>> start Available records

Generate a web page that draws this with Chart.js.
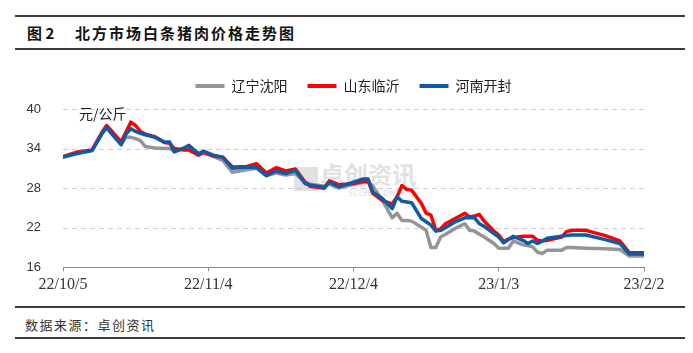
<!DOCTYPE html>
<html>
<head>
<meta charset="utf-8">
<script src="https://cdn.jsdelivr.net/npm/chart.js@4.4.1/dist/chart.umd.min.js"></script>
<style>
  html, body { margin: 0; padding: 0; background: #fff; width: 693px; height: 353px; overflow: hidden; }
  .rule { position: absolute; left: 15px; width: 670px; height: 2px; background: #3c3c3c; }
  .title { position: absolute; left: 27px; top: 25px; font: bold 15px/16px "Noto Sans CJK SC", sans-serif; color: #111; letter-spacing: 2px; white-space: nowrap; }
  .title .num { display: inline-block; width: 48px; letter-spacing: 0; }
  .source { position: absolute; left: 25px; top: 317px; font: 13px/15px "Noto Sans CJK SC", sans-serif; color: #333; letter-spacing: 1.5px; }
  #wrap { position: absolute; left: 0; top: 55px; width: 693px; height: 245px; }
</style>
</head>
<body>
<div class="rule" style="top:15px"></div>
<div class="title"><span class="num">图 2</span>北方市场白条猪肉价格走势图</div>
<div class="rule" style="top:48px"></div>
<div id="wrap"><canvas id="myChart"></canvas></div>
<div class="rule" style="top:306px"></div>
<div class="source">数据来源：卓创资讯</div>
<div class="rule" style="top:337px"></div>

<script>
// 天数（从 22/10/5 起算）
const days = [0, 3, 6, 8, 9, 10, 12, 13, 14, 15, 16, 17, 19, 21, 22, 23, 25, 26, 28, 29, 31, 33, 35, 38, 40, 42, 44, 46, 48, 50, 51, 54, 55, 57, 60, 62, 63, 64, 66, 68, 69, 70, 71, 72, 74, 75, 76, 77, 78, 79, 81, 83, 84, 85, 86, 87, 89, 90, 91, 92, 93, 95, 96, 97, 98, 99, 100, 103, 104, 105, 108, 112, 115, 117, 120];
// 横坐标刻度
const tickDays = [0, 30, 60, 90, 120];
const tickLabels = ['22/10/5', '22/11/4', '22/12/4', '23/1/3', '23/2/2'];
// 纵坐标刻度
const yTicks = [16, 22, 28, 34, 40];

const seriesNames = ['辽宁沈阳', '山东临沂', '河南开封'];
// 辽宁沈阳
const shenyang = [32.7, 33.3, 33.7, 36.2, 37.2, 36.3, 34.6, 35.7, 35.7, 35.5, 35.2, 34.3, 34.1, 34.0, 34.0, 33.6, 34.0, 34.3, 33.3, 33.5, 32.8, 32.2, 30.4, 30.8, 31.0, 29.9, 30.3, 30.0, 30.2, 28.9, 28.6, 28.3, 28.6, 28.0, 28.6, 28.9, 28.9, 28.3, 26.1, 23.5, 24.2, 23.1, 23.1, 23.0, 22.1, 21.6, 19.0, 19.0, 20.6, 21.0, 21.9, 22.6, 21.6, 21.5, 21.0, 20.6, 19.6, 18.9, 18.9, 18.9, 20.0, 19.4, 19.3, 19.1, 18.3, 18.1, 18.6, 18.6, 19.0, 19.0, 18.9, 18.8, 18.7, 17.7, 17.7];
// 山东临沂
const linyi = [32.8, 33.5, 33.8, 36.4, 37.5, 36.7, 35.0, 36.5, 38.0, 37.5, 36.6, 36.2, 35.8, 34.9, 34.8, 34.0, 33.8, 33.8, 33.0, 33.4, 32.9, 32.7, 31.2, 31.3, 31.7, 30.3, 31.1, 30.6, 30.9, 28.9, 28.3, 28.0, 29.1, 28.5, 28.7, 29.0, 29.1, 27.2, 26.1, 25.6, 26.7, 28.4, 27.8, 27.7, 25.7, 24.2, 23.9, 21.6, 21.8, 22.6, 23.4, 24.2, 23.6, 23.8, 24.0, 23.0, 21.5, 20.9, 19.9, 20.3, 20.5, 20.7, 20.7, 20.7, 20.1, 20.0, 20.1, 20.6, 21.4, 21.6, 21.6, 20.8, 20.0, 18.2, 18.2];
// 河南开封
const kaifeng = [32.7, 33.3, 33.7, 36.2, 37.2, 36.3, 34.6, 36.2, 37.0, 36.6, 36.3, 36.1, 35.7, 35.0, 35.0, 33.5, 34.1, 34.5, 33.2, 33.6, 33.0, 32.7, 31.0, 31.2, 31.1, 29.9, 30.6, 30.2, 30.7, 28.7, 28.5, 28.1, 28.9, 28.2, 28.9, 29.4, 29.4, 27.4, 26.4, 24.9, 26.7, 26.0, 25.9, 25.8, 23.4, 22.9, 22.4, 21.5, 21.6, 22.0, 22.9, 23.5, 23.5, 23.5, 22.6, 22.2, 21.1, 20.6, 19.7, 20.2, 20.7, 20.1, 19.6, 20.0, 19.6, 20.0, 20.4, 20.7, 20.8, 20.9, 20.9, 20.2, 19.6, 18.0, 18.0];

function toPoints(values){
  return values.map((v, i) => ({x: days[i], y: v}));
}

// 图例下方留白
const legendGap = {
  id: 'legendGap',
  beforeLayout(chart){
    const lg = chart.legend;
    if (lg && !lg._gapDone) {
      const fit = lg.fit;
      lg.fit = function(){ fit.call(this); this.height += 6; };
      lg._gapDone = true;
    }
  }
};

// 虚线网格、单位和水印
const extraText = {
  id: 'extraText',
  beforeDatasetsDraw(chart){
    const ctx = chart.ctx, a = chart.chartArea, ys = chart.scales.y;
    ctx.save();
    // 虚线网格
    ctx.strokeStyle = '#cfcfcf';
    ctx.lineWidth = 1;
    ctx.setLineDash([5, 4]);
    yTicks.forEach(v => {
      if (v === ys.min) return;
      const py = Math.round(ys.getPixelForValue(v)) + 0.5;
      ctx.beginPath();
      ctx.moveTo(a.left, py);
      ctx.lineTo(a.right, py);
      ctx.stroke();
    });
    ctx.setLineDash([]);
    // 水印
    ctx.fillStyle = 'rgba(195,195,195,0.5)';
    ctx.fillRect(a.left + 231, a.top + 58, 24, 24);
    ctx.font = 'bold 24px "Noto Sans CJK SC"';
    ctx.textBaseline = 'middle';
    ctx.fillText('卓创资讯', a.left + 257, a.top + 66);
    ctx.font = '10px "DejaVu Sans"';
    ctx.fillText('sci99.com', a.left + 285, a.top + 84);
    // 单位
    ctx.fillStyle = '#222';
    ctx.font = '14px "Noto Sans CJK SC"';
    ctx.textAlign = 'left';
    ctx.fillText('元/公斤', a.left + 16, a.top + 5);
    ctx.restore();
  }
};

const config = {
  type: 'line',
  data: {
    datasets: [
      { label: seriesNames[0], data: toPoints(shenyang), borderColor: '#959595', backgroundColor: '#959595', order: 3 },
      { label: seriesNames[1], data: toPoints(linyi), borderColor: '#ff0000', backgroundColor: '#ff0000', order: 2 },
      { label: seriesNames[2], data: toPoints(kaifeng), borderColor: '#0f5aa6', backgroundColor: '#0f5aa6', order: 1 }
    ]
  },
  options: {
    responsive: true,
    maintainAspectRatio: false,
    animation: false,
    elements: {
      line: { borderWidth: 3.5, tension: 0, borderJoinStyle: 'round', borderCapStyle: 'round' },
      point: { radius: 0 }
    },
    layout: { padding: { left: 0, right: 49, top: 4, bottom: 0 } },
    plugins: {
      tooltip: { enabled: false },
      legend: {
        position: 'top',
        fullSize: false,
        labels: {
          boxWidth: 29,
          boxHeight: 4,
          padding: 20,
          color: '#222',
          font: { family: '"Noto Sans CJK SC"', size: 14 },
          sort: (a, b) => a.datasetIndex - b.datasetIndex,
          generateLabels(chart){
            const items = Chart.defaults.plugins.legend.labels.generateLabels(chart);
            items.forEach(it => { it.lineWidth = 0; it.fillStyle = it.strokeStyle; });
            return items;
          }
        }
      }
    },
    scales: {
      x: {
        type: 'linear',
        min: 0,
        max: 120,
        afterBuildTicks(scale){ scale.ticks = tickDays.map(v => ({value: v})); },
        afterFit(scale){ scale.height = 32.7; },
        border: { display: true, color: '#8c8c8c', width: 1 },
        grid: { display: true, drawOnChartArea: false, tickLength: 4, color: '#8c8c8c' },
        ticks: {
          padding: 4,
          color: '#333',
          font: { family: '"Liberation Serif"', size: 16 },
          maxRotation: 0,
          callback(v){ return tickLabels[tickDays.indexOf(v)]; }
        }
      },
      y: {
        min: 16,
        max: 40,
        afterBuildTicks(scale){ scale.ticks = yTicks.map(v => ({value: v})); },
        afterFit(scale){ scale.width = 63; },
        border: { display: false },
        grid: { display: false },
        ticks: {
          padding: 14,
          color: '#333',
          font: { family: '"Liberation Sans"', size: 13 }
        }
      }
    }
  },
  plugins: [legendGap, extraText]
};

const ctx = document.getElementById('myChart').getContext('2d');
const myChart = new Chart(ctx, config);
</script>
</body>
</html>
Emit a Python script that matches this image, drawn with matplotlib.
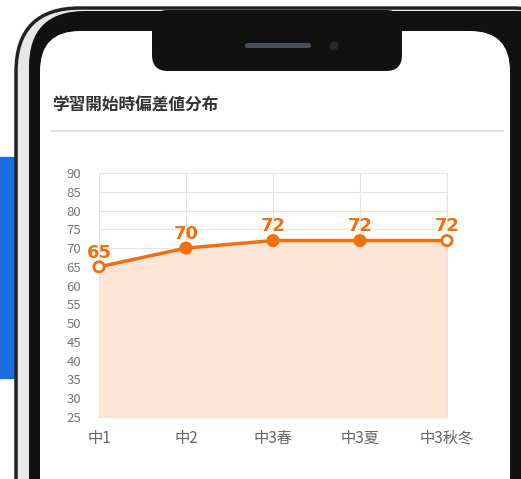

>> end Available records

[Exercise instructions]:
Omitting all pictures, restate exactly the lines of the material from its start through the line that contains "const yTicks = [16, 22, 28, 34, 40];".

[Right answer]:
Generate a web page that draws this with Chart.js.
<!DOCTYPE html>
<html>
<head>
<meta charset="utf-8">
<script src="https://cdn.jsdelivr.net/npm/chart.js@4.4.1/dist/chart.umd.min.js"></script>
<style>
  html, body { margin: 0; padding: 0; background: #fff; width: 693px; height: 353px; overflow: hidden; }
  .rule { position: absolute; left: 15px; width: 670px; height: 2px; background: #3c3c3c; }
  .title { position: absolute; left: 27px; top: 25px; font: bold 15px/16px "Noto Sans CJK SC", sans-serif; color: #111; letter-spacing: 2px; white-space: nowrap; }
  .title .num { display: inline-block; width: 48px; letter-spacing: 0; }
  .source { position: absolute; left: 25px; top: 317px; font: 13px/15px "Noto Sans CJK SC", sans-serif; color: #333; letter-spacing: 1.5px; }
  #wrap { position: absolute; left: 0; top: 55px; width: 693px; height: 245px; }
</style>
</head>
<body>
<div class="rule" style="top:15px"></div>
<div class="title"><span class="num">图 2</span>北方市场白条猪肉价格走势图</div>
<div class="rule" style="top:48px"></div>
<div id="wrap"><canvas id="myChart"></canvas></div>
<div class="rule" style="top:306px"></div>
<div class="source">数据来源：卓创资讯</div>
<div class="rule" style="top:337px"></div>

<script>
// 天数（从 22/10/5 起算）
const days = [0, 3, 6, 8, 9, 10, 12, 13, 14, 15, 16, 17, 19, 21, 22, 23, 25, 26, 28, 29, 31, 33, 35, 38, 40, 42, 44, 46, 48, 50, 51, 54, 55, 57, 60, 62, 63, 64, 66, 68, 69, 70, 71, 72, 74, 75, 76, 77, 78, 79, 81, 83, 84, 85, 86, 87, 89, 90, 91, 92, 93, 95, 96, 97, 98, 99, 100, 103, 104, 105, 108, 112, 115, 117, 120];
// 横坐标刻度
const tickDays = [0, 30, 60, 90, 120];
const tickLabels = ['22/10/5', '22/11/4', '22/12/4', '23/1/3', '23/2/2'];
// 纵坐标刻度
const yTicks = [16, 22, 28, 34, 40];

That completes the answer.